A sworn enemy of the Fribourg patriciate, Castella formed ties with several prominent representatives of the common burghers of the capital. He is regarded as one of the main leaders of the Chenaux uprising of 1781, and as a formidable pamphleteer was the author of the celebrated Exposé justificatif pour le peuple du canton de Fribourg en Suisse au sujet des troubles arrivés en 1781. On 14 July 1781, he was sentenced to death in absentia. There followed several years of exile in the Jura, the Dauphiné, and Savoy.

From the beginning of the French Revolution, Castella moved to Paris, where he became one of the leading figures of the Club helvétique.

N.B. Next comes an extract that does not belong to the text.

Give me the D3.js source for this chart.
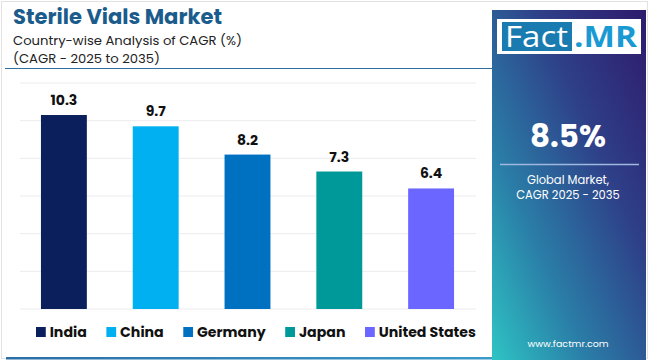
<!DOCTYPE html>
<html><head><meta charset="utf-8">
<script src="https://cdn.jsdelivr.net/npm/d3@7"></script>
<style>html,body{margin:0;padding:0;background:#fff;}svg{display:block;}</style>
</head><body>
<svg id="c" width="650" height="360"></svg>
<script>
const categories = ["India", "China", "Germany", "Japan", "United States"];
const values = [10.3, 9.7, 8.2, 7.3, 6.4];
const colors = ["#0b1f5c", "#00b0f0", "#0070c0", "#009999", "#6b66ff"];
const yTicks = [0, 2, 4, 6, 8, 10, 12];
const titleText = "Sterile Vials Market";
const subtitleLines = ["Country-wise Analysis of CAGR (%)", "(CAGR - 2025 to 2035)"];
const globalValue = "8.5%";
const globalLabel = ["Global Market,", "CAGR 2025 - 2035"];
const site = "www.factmr.com";

const svg = d3.select("#c");
const F = "Poppins, 'Noto Sans', 'DejaVu Sans', sans-serif";
const defs = svg.append("defs");

// outer frame
svg.append("rect").attr("x", 1.5).attr("y", 1.5).attr("width", 646).attr("height", 357)
  .attr("fill", "#fff").attr("stroke", "#e2e2e2").attr("stroke-width", 1);

// bottom gradient line
const lg = defs.append("linearGradient").attr("id", "bl");
lg.append("stop").attr("offset", "0%").attr("stop-color", "#2a6fa8");
lg.append("stop").attr("offset", "100%").attr("stop-color", "#3a9ac8");
svg.append("rect").attr("x", 6).attr("y", 357).attr("width", 490).attr("height", 2.5).attr("fill", "url(#bl)");

// title
svg.append("text").attr("x", 13).attr("y", 23.5).text(titleText)
  .attr("font-family", F).attr("font-weight", 700).attr("font-size", 21).attr("fill", "#1b5c8c")
  .attr("textLength", 209).attr("lengthAdjust", "spacingAndGlyphs");
svg.selectAll("text.sub").data(subtitleLines).join("text").attr("class", "sub")
  .attr("x", 13).attr("y", (d, i) => 44.5 + i * 18.5).text(d => d)
  .attr("font-family", F).attr("font-size", 13).attr("fill", "#222")
  .attr("textLength", (d, i) => i === 0 ? 229 : 147).attr("lengthAdjust", "spacingAndGlyphs");
svg.append("line").attr("x1", 5).attr("x2", 492).attr("y1", 68.5).attr("y2", 68.5)
  .attr("stroke", "#2f6e9e").attr("stroke-width", 1.2);

// chart
const x = d3.scaleBand().domain(categories).range([18, 477]).paddingInner(0.5).paddingOuter(0.25);
const y = d3.scaleLinear().domain([0, 12]).range([309, 83]);

svg.append("g").selectAll("line").data(yTicks).join("line")
  .attr("x1", 20).attr("x2", 476).attr("y1", d => y(d)).attr("y2", d => y(d))
  .attr("stroke", "#ececf0").attr("stroke-width", 1);

svg.append("g").selectAll("rect").data(values).join("rect")
  .attr("x", (d, i) => x(categories[i])).attr("width", x.bandwidth())
  .attr("y", d => y(d)).attr("height", d => y(0) - y(d))
  .attr("fill", (d, i) => colors[i]);

svg.append("g").selectAll("text").data(values).join("text")
  .attr("x", (d, i) => x(categories[i]) + x.bandwidth() / 2).attr("y", d => y(d) - 10)
  .attr("text-anchor", "middle").text(d => d.toFixed(1))
  .attr("font-family", F).attr("font-weight", 700).attr("font-size", 14).attr("fill", "#111");

// legend
const leg = svg.append("g");
let lx = 36;
categories.forEach((c, i) => {
  leg.append("rect").attr("x", lx).attr("y", 327).attr("width", 10).attr("height", 10).attr("fill", colors[i]);
  const t = leg.append("text").attr("x", lx + 14).attr("y", 337).text(c)
    .attr("font-family", F).attr("font-weight", 700).attr("font-size", 14.5).attr("fill", "#111");
  const w = t.node().getComputedTextLength();
  lx += 14 + w + 20;
});
const legW = lx - 20 - 36;
leg.attr("transform", `translate(${36},0) scale(${440 / legW},1) translate(${-36},0)`);

// right panel
const rg = defs.append("linearGradient").attr("id", "rp")
  .attr("x1", "100%").attr("y1", "0%").attr("x2", "0%").attr("y2", "100%");
rg.append("stop").attr("offset", "0%").attr("stop-color", "#2f1a6c");
rg.append("stop").attr("offset", "35%").attr("stop-color", "#2e3f88");
rg.append("stop").attr("offset", "70%").attr("stop-color", "#2a7fa8");
rg.append("stop").attr("offset", "100%").attr("stop-color", "#2ec4c4");
svg.append("rect").attr("x", 492).attr("y", 10).attr("width", 154).attr("height", 350).attr("fill", "url(#rp)");

// logo
svg.append("rect").attr("x", 497).attr("y", 19).attr("width", 144).attr("height", 35).attr("fill", "#fff");
svg.append("rect").attr("x", 502).attr("y", 22).attr("width", 70).attr("height", 29).attr("fill", "#1a7bb0");
svg.append("text").attr("x", 505).attr("y", 47).text("Fact")
  .attr("font-family", "'Open Sans', 'Noto Sans', sans-serif").attr("font-size", 30).attr("fill", "#fff")
  .attr("textLength", 63).attr("lengthAdjust", "spacingAndGlyphs");
svg.append("text").attr("x", 574).attr("y", 47).text(".MR")
  .attr("font-family", "'Open Sans', 'Noto Sans', sans-serif").attr("font-weight", 700).attr("font-size", 29).attr("fill", "#1a9ad3")
  .attr("textLength", 63).attr("lengthAdjust", "spacingAndGlyphs");

svg.append("text").attr("x", 568).attr("y", 147).attr("text-anchor", "middle").text(globalValue)
  .attr("font-family", F).attr("font-weight", 700).attr("font-size", 31).attr("fill", "#fff");
svg.append("line").attr("x1", 500).attr("x2", 639).attr("y1", 164.5).attr("y2", 164.5)
  .attr("stroke", "#9fb8e0").attr("stroke-width", 1.5);
svg.selectAll("text.gl").data(globalLabel).join("text").attr("class", "gl")
  .attr("x", 568).attr("y", (d, i) => 184 + i * 15).attr("text-anchor", "middle").text(d => d)
  .attr("font-family", F).attr("font-size", 11.5).attr("fill", "#fff");
svg.append("text").attr("x", 568).attr("y", 347).attr("text-anchor", "middle").text(site)
  .attr("font-family", F).attr("font-size", 9.5).attr("fill", "#fff");
</script>
</body></html>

He signed La Harpe's petition to the Directory of 9 December 1797, and then returned to Switzerland.

== Later career ==

Under the Helvetic Republic and the Act of Mediation, Castella, judged too revolutionary, held various second-tier offices: judge and sub-prefect of Gruyère, and from 1803 clerk of the district court of Gruyère.

== Bibliography ==

=== Archival sources ===
- Fonds Castella, Musée gruérien et Bibliothèque publique, Bulle.

=== Works ===
- A. Méautis, Le Club helvétique de Paris (1790–1791) et la diffusion des idées révolutionnaires en Suisse, 1969.
- G. Andrey, "Imprimeurs de Genève et Carouge au service des proscrits fribourgeois, 1781–1790", in Cinq siècles d'imprimerie genevoise, vol. 2, 1981, pp. 115–156.
- P. de Castella, "La généalogie au secours de l'histoire", in Bulletin de l'Institut fribourgeois d'héraldique et de généalogie, 18, 1993, pp. 9–13.
- Chocomeli, Lucas: Jakobiner und Jakobinismus in der Schweiz, 2006, pp. 70–86.